* _BRIEF_: Reproduce all the lines below exactly and omit the images.
**********
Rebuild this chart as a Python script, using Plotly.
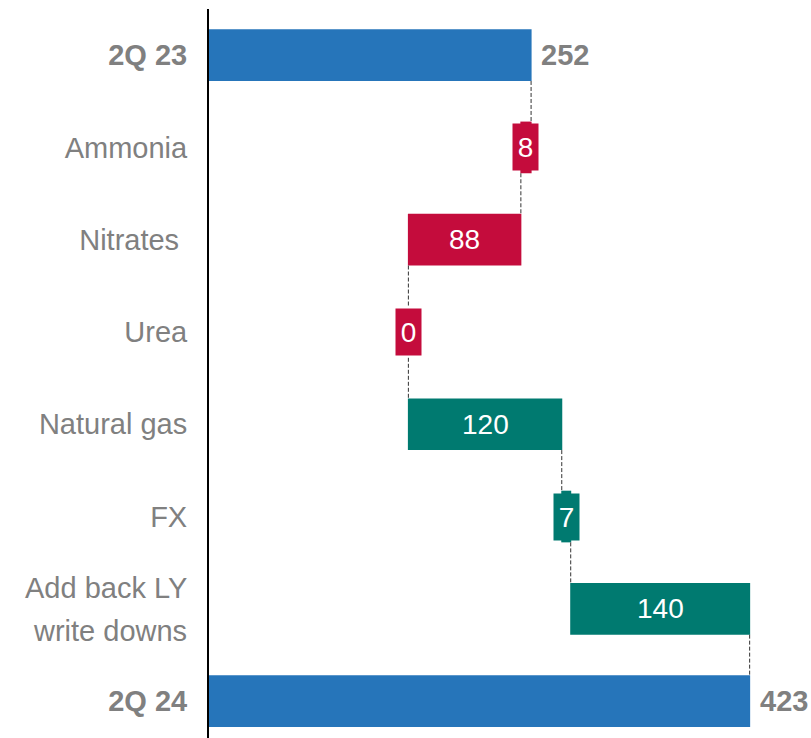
import plotly.graph_objects as go

categories = ["2Q 23", "Ammonia", "Nitrates ", "Urea", "Natural gas", "FX",
              "Add back LY write downs", "2Q 24"]
tick_labels = ["<b>2Q 23</b>", "Ammonia", "Nitrates ", "Urea", "Natural gas", "FX",
               "", "<b>2Q 24</b>"]
split_label = ["Add back LY", "write downs"]
values = [252, -8, -88, 0, 120, 7, 140, 423]
measures = ["absolute", "relative", "relative", "relative", "relative", "relative", "relative", "total"]
kinds = ["total", "neg", "neg", "neg", "pos", "pos", "pos", "total"]

BLUE = "#2675BA"
RED = "#C40C3C"
TEAL = "#007A70"
GREY = "#808080"
FONT = "Liberation Sans, Arial"
color_of = {"total": BLUE, "neg": RED, "pos": TEAL}

fig = go.Figure(go.Waterfall(
    orientation="h",
    y=categories,
    x=values,
    measure=measures,
    textinfo="none",
    increasing=dict(marker=dict(color=TEAL)),
    decreasing=dict(marker=dict(color=RED)),
    totals=dict(marker=dict(color=BLUE)),
    connector=dict(mode="between", line=dict(color="#333333", width=1, dash="4px,2px")),
    hoverinfo="skip",
))

annotations = []
running = 0
for cat, v, m, k in zip(categories, values, measures, kinds):
    if m in ("absolute", "total"):
        end = v
        annotations.append(dict(
            x=end, y=cat, xref="x", yref="y", text=f"<b>{v}</b>", showarrow=False,
            xanchor="left", xshift=8, font=dict(family=FONT, size=29, color=GREY)))
        running = end
    else:
        start = running
        end = running + v
        mid = (start + end) / 2
        small = abs(v) < 20
        a = dict(x=mid, y=cat, xref="x", yref="y", text=str(abs(v)), showarrow=False,
                 xanchor="center", font=dict(family=FONT, size=28, color="white"))
        if small:
            a.update(bgcolor=color_of[k], width=21, height=42, borderpad=2)
        annotations.append(a)
        running = end

# two-line category label
for line, shift in zip(split_label, [21, -22]):
    annotations.append(dict(
        x=0, y=categories[6], xref="paper", yref="y", text=line, showarrow=False,
        xanchor="right", xshift=-20, yshift=shift,
        font=dict(family=FONT, size=29, color=GREY)))

fig.update_layout(
    width=811, height=738,
    margin=dict(l=209, r=0, t=9, b=0, autoexpand=False),
    paper_bgcolor="white", plot_bgcolor="white",
    waterfallgap=0.44,
    showlegend=False,
    hovermode=False,
    annotations=annotations,
    xaxis=dict(range=[0, 471], showgrid=False, zeroline=False, showticklabels=False,
               showline=False, automargin=False, fixedrange=True),
    yaxis=dict(type="category", range=[7.40, -0.5], showgrid=False, zeroline=False,
               showline=True, linecolor="black", linewidth=2, automargin=False,
               ticks="", ticklabelstandoff=14, fixedrange=True,
               tickmode="array", tickvals=categories, ticktext=tick_labels,
               tickfont=dict(family=FONT, size=29, color=GREY)),
)

fig.write_html(
    "out.html",
    config={"displayModeBar": False, "staticPlot": True},
    post_script="document.body.style.margin='0';document.body.style.overflow='hidden';",
)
**********
* _RESPONSE_:
Rebuild this chart as a Python script, using Plotly.
import plotly.graph_objects as go

categories = ["2Q 23", "Ammonia", "Nitrates ", "Urea", "Natural gas", "FX",
              "Add back LY write downs", "2Q 24"]
tick_labels = ["<b>2Q 23</b>", "Ammonia", "Nitrates ", "Urea", "Natural gas", "FX",
               "", "<b>2Q 24</b>"]
split_label = ["Add back LY", "write downs"]
values = [252, -8, -88, 0, 120, 7, 140, 423]
measures = ["absolute", "relative", "relative", "relative", "relative", "relative", "relative", "total"]
kinds = ["total", "neg", "neg", "neg", "pos", "pos", "pos", "total"]

BLUE = "#2675BA"
RED = "#C40C3C"
TEAL = "#007A70"
GREY = "#808080"
FONT = "Liberation Sans, Arial"
color_of = {"total": BLUE, "neg": RED, "pos": TEAL}

fig = go.Figure(go.Waterfall(
    orientation="h",
    y=categories,
    x=values,
    measure=measures,
    textinfo="none",
    increasing=dict(marker=dict(color=TEAL)),
    decreasing=dict(marker=dict(color=RED)),
    totals=dict(marker=dict(color=BLUE)),
    connector=dict(mode="between", line=dict(color="#333333", width=1, dash="4px,2px")),
    hoverinfo="skip",
))

annotations = []
running = 0
for cat, v, m, k in zip(categories, values, measures, kinds):
    if m in ("absolute", "total"):
        end = v
        annotations.append(dict(
            x=end, y=cat, xref="x", yref="y", text=f"<b>{v}</b>", showarrow=False,
            xanchor="left", xshift=8, font=dict(family=FONT, size=29, color=GREY)))
        running = end
    else:
        start = running
        end = running + v
        mid = (start + end) / 2
        small = abs(v) < 20
        a = dict(x=mid, y=cat, xref="x", yref="y", text=str(abs(v)), showarrow=False,
                 xanchor="center", font=dict(family=FONT, size=28, color="white"))
        if small:
            a.update(bgcolor=color_of[k], width=21, height=42, borderpad=2)
        annotations.append(a)
        running = end

# two-line category label
for line, shift in zip(split_label, [21, -22]):
    annotations.append(dict(
        x=0, y=categories[6], xref="paper", yref="y", text=line, showarrow=False,
        xanchor="right", xshift=-20, yshift=shift,
        font=dict(family=FONT, size=29, color=GREY)))

fig.update_layout(
    width=811, height=738,
    margin=dict(l=209, r=0, t=9, b=0, autoexpand=False),
    paper_bgcolor="white", plot_bgcolor="white",
    waterfallgap=0.44,
    showlegend=False,
    hovermode=False,
    annotations=annotations,
    xaxis=dict(range=[0, 471], showgrid=False, zeroline=False, showticklabels=False,
               showline=False, automargin=False, fixedrange=True),
    yaxis=dict(type="category", range=[7.40, -0.5], showgrid=False, zeroline=False,
               showline=True, linecolor="black", linewidth=2, automargin=False,
               ticks="", ticklabelstandoff=14, fixedrange=True,
               tickmode="array", tickvals=categories, ticktext=tick_labels,
               tickfont=dict(family=FONT, size=29, color=GREY)),
)

fig.write_html(
    "out.html",
    config={"displayModeBar": False, "staticPlot": True},
    post_script="document.body.style.margin='0';document.body.style.overflow='hidden';",
)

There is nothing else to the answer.